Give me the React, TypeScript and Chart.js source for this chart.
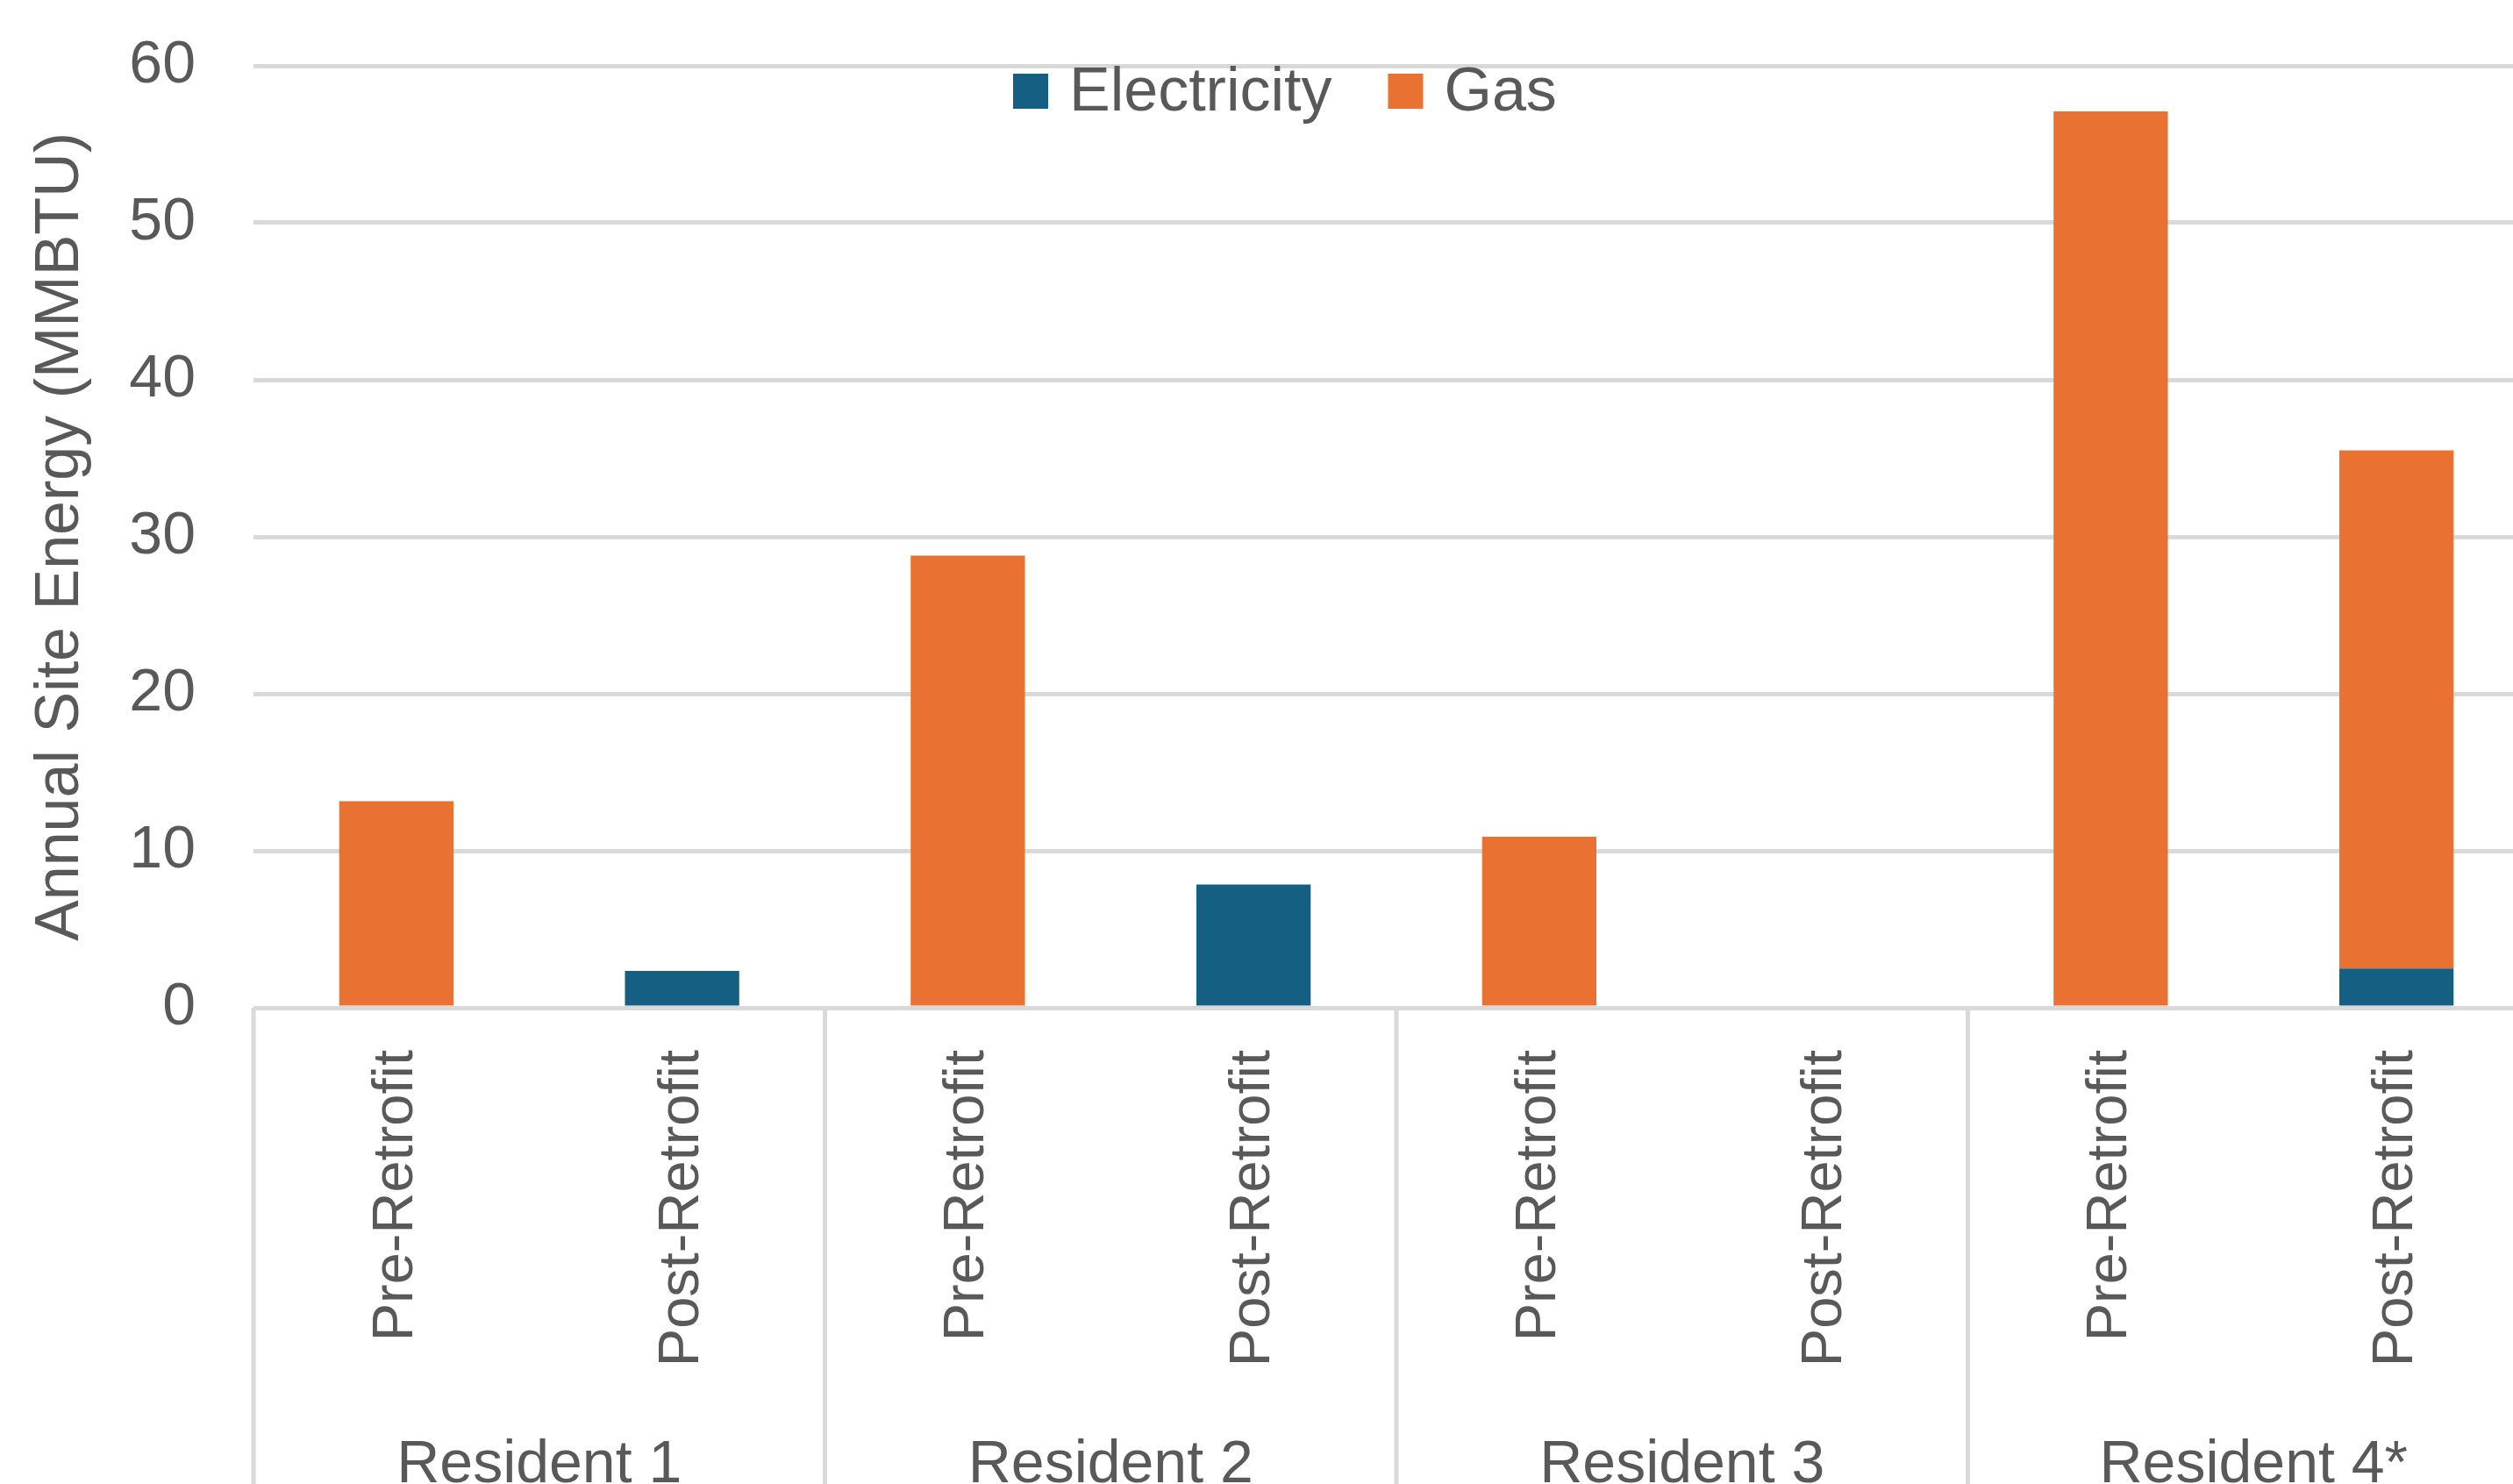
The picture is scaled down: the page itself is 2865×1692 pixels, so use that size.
import React, { useEffect, useRef } from "react";
import { Chart, registerables } from "chart.js";

Chart.register(...registerables);

const categories = [
  "Pre-Retrofit", "Post-Retrofit",
  "Pre-Retrofit", "Post-Retrofit",
  "Pre-Retrofit", "Post-Retrofit",
  "Pre-Retrofit", "Post-Retrofit",
];
const groups = ["Resident 1", "Resident 2", "Resident 3", "Resident 4*"];
const electricity = [0, 2.35, 0, 7.85, 0, 0, 0, 2.5];
const gas = [13.15, 0, 28.8, 0, 10.9, 0, 57.1, 33.0];
const seriesNames = ["Electricity", "Gas"];
const seriesColors = ["#156082", "#E97132"];
const yMin = 0;
const yMax = 60;
const yStep = 10;
const yTitle = "Annual Site Energy (MMBTU)";

const CANVAS_W = 2895;
const CANVAS_H = 1692;
const TEXT = "#595959";
const GRID = "#d9d9d9";
const FONT = "'Liberation Sans', Arial, sans-serif";

const groupPlugin = {
  id: "groupAxis",
  afterDraw(chart: any) {
    const { ctx } = chart;
    const xs = chart.scales.x;
    const ys = chart.scales.y;
    const y0 = ys.getPixelForValue(0);
    const step = xs.getPixelForValue(1) - xs.getPixelForValue(0);
    ctx.save();
    ctx.strokeStyle = GRID;
    ctx.lineWidth = 5;
    groups.forEach((g, gi) => {
      const first = gi * 2;
      const bx = xs.getPixelForValue(first) - step / 2;
      ctx.beginPath();
      ctx.moveTo(bx, y0);
      ctx.lineTo(bx, CANVAS_H);
      ctx.stroke();
    });
    ctx.fillStyle = TEXT;
    ctx.font = `68px ${FONT}`;
    ctx.textAlign = "center";
    ctx.textBaseline = "alphabetic";
    groups.forEach((g, gi) => {
      const cx = (xs.getPixelForValue(gi * 2) + xs.getPixelForValue(gi * 2 + 1)) / 2;
      ctx.fillText(g, cx, 1690);
    });
    ctx.restore();
  },
};

const legendPlugin = {
  id: "customLegend",
  afterDraw(chart: any) {
    const { ctx } = chart;
    ctx.save();
    ctx.font = `70px ${FONT}`;
    ctx.textBaseline = "middle";
    ctx.textAlign = "left";
    const cy = 104;
    const sq = 40;
    let x = 1155;
    seriesNames.forEach((name, i) => {
      ctx.fillStyle = seriesColors[i];
      ctx.fillRect(x, cy - sq / 2, sq, sq);
      ctx.fillStyle = TEXT;
      ctx.fillText(name, x + sq + 24, cy + 3);
      x += sq + 24 + ctx.measureText(name).width + 64;
    });
    ctx.restore();
  },
};

export default function App() {
  const canvasRef = useRef<HTMLCanvasElement | null>(null);

  useEffect(() => {
    if (!canvasRef.current) return;
    const chart = new Chart(canvasRef.current, {
      type: "bar",
      data: {
        labels: categories,
        datasets: [
          {
            label: seriesNames[0],
            data: electricity,
            backgroundColor: seriesColors[0],
            categoryPercentage: 1,
            barPercentage: 0.4,
          },
          {
            label: seriesNames[1],
            data: gas,
            backgroundColor: seriesColors[1],
            categoryPercentage: 1,
            barPercentage: 0.4,
          },
        ],
      },
      options: {
        animation: false,
        responsive: true,
        maintainAspectRatio: false,
        devicePixelRatio: 1,
        layout: { padding: { top: 75, left: 0, right: 0, bottom: 0 } },
        plugins: {
          legend: { display: false },
          tooltip: { enabled: false },
        },
        scales: {
          x: {
            stacked: true,
            grid: { display: false, drawTicks: false },
            border: { display: false },
            ticks: {
              autoSkip: false,
              maxRotation: 90,
              minRotation: 90,
              padding: 48,
              color: TEXT,
              font: { family: FONT, size: 65 },
            },
            afterFit: (axis: any) => {
              axis.height = CANVAS_H - 1149;
              axis.paddingTop = 0;
              axis.paddingBottom = 0;
              axis.paddingLeft = 0;
              axis.paddingRight = 0;
            },
          },
          y: {
            stacked: true,
            min: yMin,
            max: yMax,
            ticks: {
              stepSize: yStep,
              padding: 66,
              color: TEXT,
              font: { family: FONT, size: 68 },
            },
            grid: { color: GRID, lineWidth: 5, drawTicks: false },
            border: { display: false },
            title: {
              display: true,
              text: yTitle,
              color: TEXT,
              font: { family: FONT, size: 70 },
              padding: { top: 28, bottom: 0 },
            },
            afterFit: (axis: any) => {
              axis.width = 289;
              axis.paddingTop = 0;
              axis.paddingBottom = 0;
              axis.paddingLeft = 0;
              axis.paddingRight = 0;
            },
          },
        },
      },
      plugins: [groupPlugin, legendPlugin],
    });
    return () => chart.destroy();
  }, []);

  return (
    <div
      style={{
        position: "fixed",
        left: 0,
        top: 0,
        width: "100vw",
        height: "100vh",
        overflow: "hidden",
        background: "#ffffff",
      }}
    >
      <div style={{ position: "relative", width: CANVAS_W, height: CANVAS_H }}>
        <canvas ref={canvasRef} />
      </div>
    </div>
  );
}
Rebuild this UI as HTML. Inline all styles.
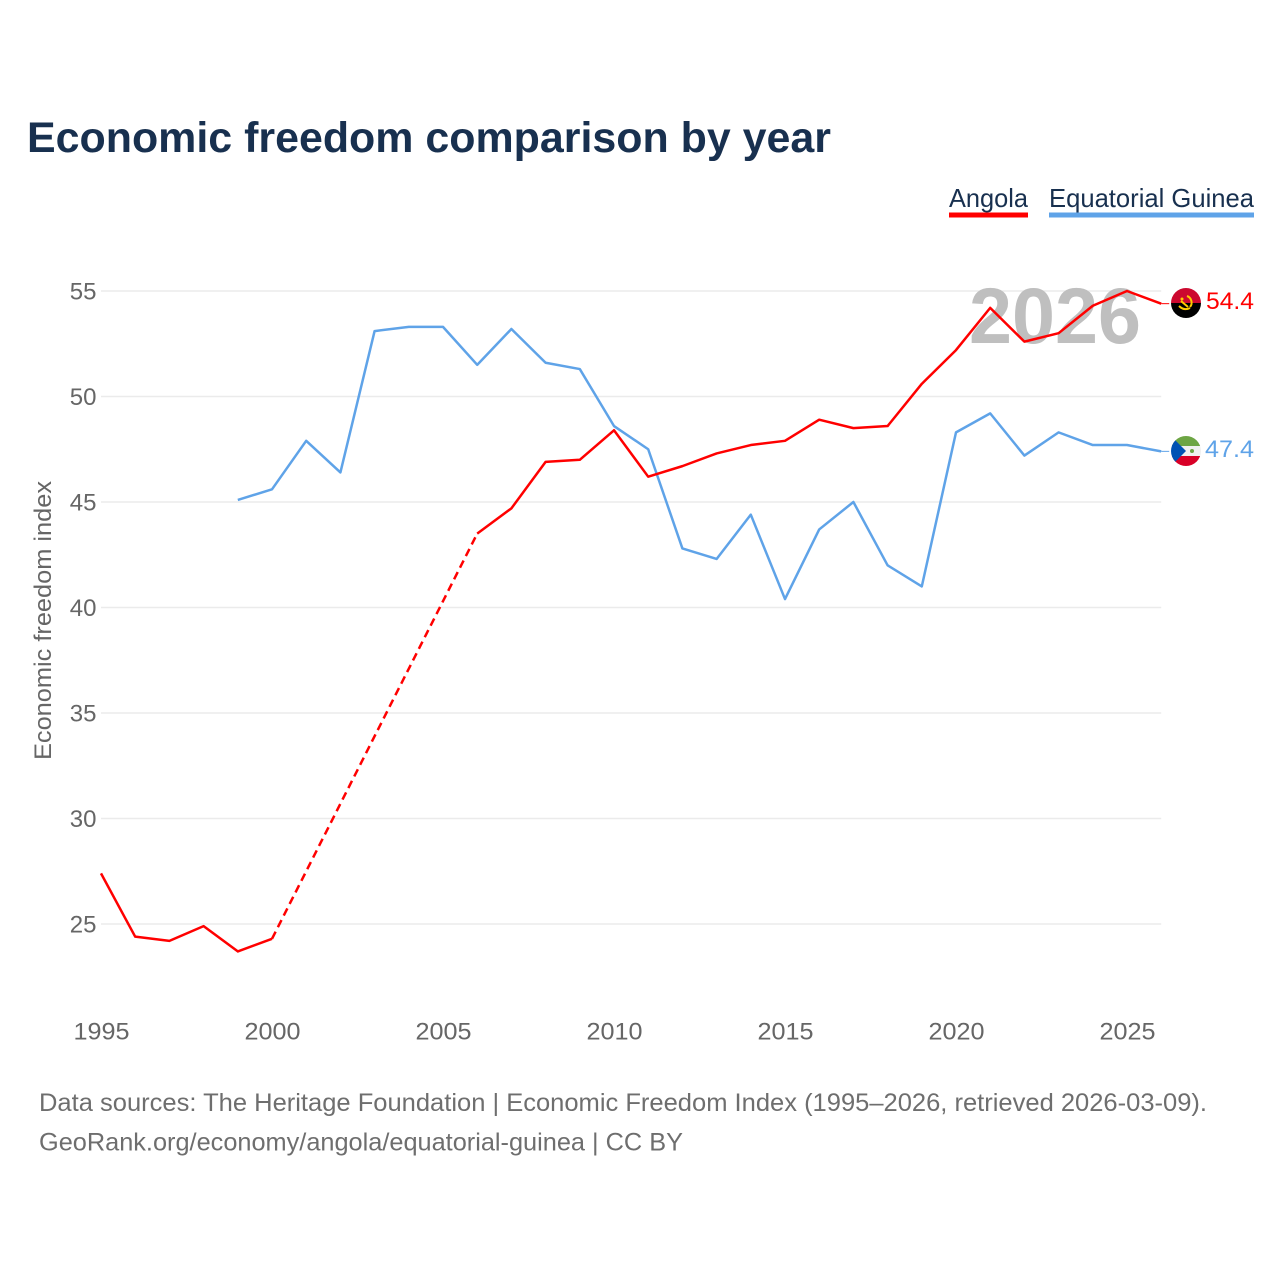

▸ **PROBLEM STATEMENT**
Print exactly the lines above from the one with "The picture is" to the one with "Chart.register(...registerables);", including both.

▸ **THE COMPLETED TASK**
The picture is scaled down: the page itself is 2865×1692 pixels, so use that size.
import React, { useEffect, useRef } from "react";
import { Chart, registerables } from "chart.js";

Chart.register(...registerables);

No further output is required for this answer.